President Putin praised the Russian military for successfully testing the Kalibr and Kh-101 long-range cruise missiles and added: “We must analyze the battle performance of these modern, highly effective precision weapons that may be fitted with conventional or nuclear warheads.” Putin continued: “Clearly, all these [nuclear warheads] are not needed to fight terrorists, and I hope [nuclear weapons] will not be ever needed, but this is an overall significant improvement of the weaponry delivered to the Russian navy and military” (Kremlin.ru, December 8).
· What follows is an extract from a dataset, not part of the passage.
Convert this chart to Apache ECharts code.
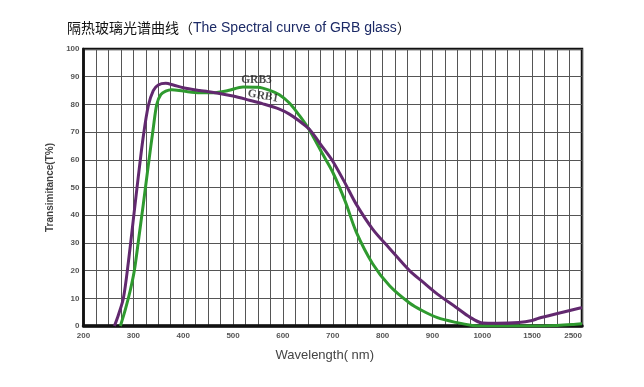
<!DOCTYPE html>
<html>
<head>
<meta charset="utf-8">
<script src="https://cdn.jsdelivr.net/npm/echarts@6/dist/echarts.min.js"></script>
<style>html,body{margin:0;padding:0;background:#fff;}#c{width:644px;height:387px;}</style>
</head>
<body>
<div id="c"></div>
<script>
// ---- data (wavelength in nm, transmittance in %) ----
var titleCN = '隔热玻璃光谱曲线';
var titleEN = 'The Spectral curve of GRB glass';
var xTickLabels = [200, 300, 400, 500, 600, 700, 800, 900, 1000, 1500, 2500];
var grb1Wavelength = [262, 270, 280, 290, 300, 310, 320, 330, 340, 350, 365, 380, 400, 433, 450, 500, 533, 560, 593, 613, 633, 653, 680, 700, 725, 747, 780, 814, 854, 880, 910, 947, 975, 1000, 1150, 1365, 1500, 1630, 2030, 2440, 2500];
var grb1Values     = [0,   4,   10,  23,  38.5,54,  68.5,79.5,85,  87,  87.6,87,  86,  85,  84.6,83,  81.5,80.2,78.3,76.5,74,  71,  64.5,59.5,51.5,44,  35,  28,  20,  16,  11.5,6.8, 3.2, 1.1, 1.0, 1.3, 2.0, 2.8, 4.6, 6.4, 6.6];
var grb3Wavelength = [274, 284, 294, 302, 310, 320, 330, 340, 347, 355, 365, 377, 400, 433, 460, 490, 520, 550, 575, 593, 613, 633, 653, 680, 700, 725, 747, 780, 814, 854, 880, 910, 947, 980, 1000, 1500, 2000, 2300, 2500];
var grb3Values     = [0,   6,   13,  20,  30.5,44,  58,  71.5,80,  83.5,84.8,85.3,84.8,84.2,84.2,85,  86.3,86.2,85,  83.5,80.5,76,  70.8,62,  55.5,45,  34,  22.5,14.5,8.3, 5.5, 3,   1.3, 0.2, 0,   0,   0.2, 0.5, 0.8];
var seriesNames = ['GRB3', 'GRB1'];
var seriesLabelAt = [[547, 88.8], [560, 83.0]];

// Broken wavelength axis: 200-1000 linear, 1000-1500 and 1500-2500 compressed
function toAxis(nm) {
  if (nm <= 1000) return nm;
  if (nm <= 1500) return 1000 + (nm - 1000) * 0.2;
  return 1100 + (nm - 1500) * 0.1;
}
function fromAxis(u) {
  if (u <= 1000) return u;
  if (u <= 1100) return 1000 + (u - 1000) / 0.2;
  return 1500 + (u - 1100) / 0.1;
}
function pairs(xs, ys) { return xs.map(function (x, i) { return [toAxis(x), ys[i]]; }); }

var chart = echarts.init(document.getElementById('c'), null, {renderer: 'canvas'});
var lblFont = {fontSize: 11.5, fontWeight: 'bold', fontFamily: '"Liberation Serif","DejaVu Serif",serif', color: '#1e1e1e'};
chart.setOption({
  animation: false,
  backgroundColor: '#fff',
  title: {
    text: '{cn|' + titleCN + '（}{en|' + titleEN + '}{cn|）}',
    left: 62, top: 16,
    textStyle: {
      fontWeight: 'normal',
      rich: {
        cn: {fontSize: 14, fontWeight: 'normal', color: '#111', fontFamily: '"Noto Sans CJK SC","Liberation Sans",sans-serif'},
        en: {fontSize: 14, fontWeight: 'normal', color: '#1c2a66', fontFamily: '"Liberation Sans",Arial,sans-serif'}
      }
    }
  },
  grid: {left: 83.5, right: 62, top: 49, bottom: 61, show: true, borderColor: '#111', borderWidth: 2.5, containLabel: false},
  xAxis: {
    type: 'value', min: 200, max: 1200, interval: 25,
    name: 'Wavelength( nm)', nameLocation: 'middle', nameGap: 23,
    nameTextStyle: {fontSize: 13, color: '#444', fontFamily: '"Liberation Sans",Arial,sans-serif', padding: [0, 16, 0, 0]},
    axisLine: {show: true, lineStyle: {color: '#111', width: 3.5}},
    axisTick: {show: false},
    splitLine: {show: true, lineStyle: {color: '#555', width: 1}},
    axisLabel: {
      customValues: xTickLabels.map(toAxis),
      alignMaxLabel: 'right',
      margin: 6, fontSize: 8, fontWeight: 'bold', color: '#555',
      fontFamily: '"Liberation Sans",Arial,sans-serif',
      formatter: function (v) { return String(Math.round(fromAxis(v))); }
    }
  },
  yAxis: {
    type: 'value', min: 0, max: 100, interval: 10,
    name: 'Transimitance(T%)', nameLocation: 'middle', nameGap: 19,
    nameTextStyle: {fontSize: 10, fontWeight: 'bold', color: '#444', fontFamily: '"Liberation Sans",Arial,sans-serif'},
    axisLine: {show: true, lineStyle: {color: '#111', width: 2.5}},
    axisTick: {show: false},
    splitLine: {show: true, lineStyle: {color: '#555', width: 1}},
    axisLabel: {margin: 4, fontSize: 8, fontWeight: 'bold', color: '#555', fontFamily: '"Liberation Sans",Arial,sans-serif'}
  },
  series: [
    {
      name: seriesNames[0], type: 'line', data: pairs(grb3Wavelength, grb3Values),
      smooth: 0.3, showSymbol: false, symbol: 'none',
      lineStyle: {color: '#2f9a2f', width: 3}
    },
    {
      name: seriesNames[1], type: 'line', data: pairs(grb1Wavelength, grb1Values),
      smooth: 0.3, showSymbol: false, symbol: 'none',
      lineStyle: {color: '#62296f', width: 3}
    },
    {
      name: 'labels', type: 'scatter', z: 10, silent: true,
      symbolSize: 1, itemStyle: {color: 'rgba(0,0,0,0)'},
      data: seriesLabelAt.map(function (p, i) {
        return {
          value: [toAxis(p[0]), p[1]],
          label: Object.assign({show: true, position: 'inside', rotate: i === 1 ? -10 : 0, formatter: seriesNames[i]}, lblFont)
        };
      })
    }
  ]
});
</script>
</body>
</html>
The war testing of more than a hundred different long-range cruise missiles is, of course, important, though their use against a foe lacking any radars or other defensive capabilities seems to devalue somewhat the claims of success. The air-launched Kh-101 has a large, practically transatlantic range, but Syria is too close to test its true capabilities. In an apparent attempt to use the Syrian conflict as a model of a global war, the Russian military sent two Tu-160 strategic bombers from the Kola Peninsula, around Europe, over Gibraltar, and into the Mediterranean where they fired cruise missiles at Syria; then, these planes flew on over Syria, Iraq, Iran and the Caspian back to their base in Engels, east of the Volga River, in the Saratov oblast. It took two midair refueling operations, and the bombers covered some 13,000 km. In fact, the Blackjacks could have fired the same missiles from over the Volga and hit the same targets in Syria without the grand flyover (1TV, November 20).
Threatening IS fanatics with nuclear weapons makes little sense. Rather, Putin’s public bragging about the massive use of nuclear-capable long-range cruise missiles was aimed at the West—at the members of the North Atlantic Treaty Organization (NATO) and, in particular, the United States. In a costly message of defiance, the Kremlin was suggesting that Russia can and will use military force within what it has designated its sphere of interests, and it has the means to keep the West at bay, if need be.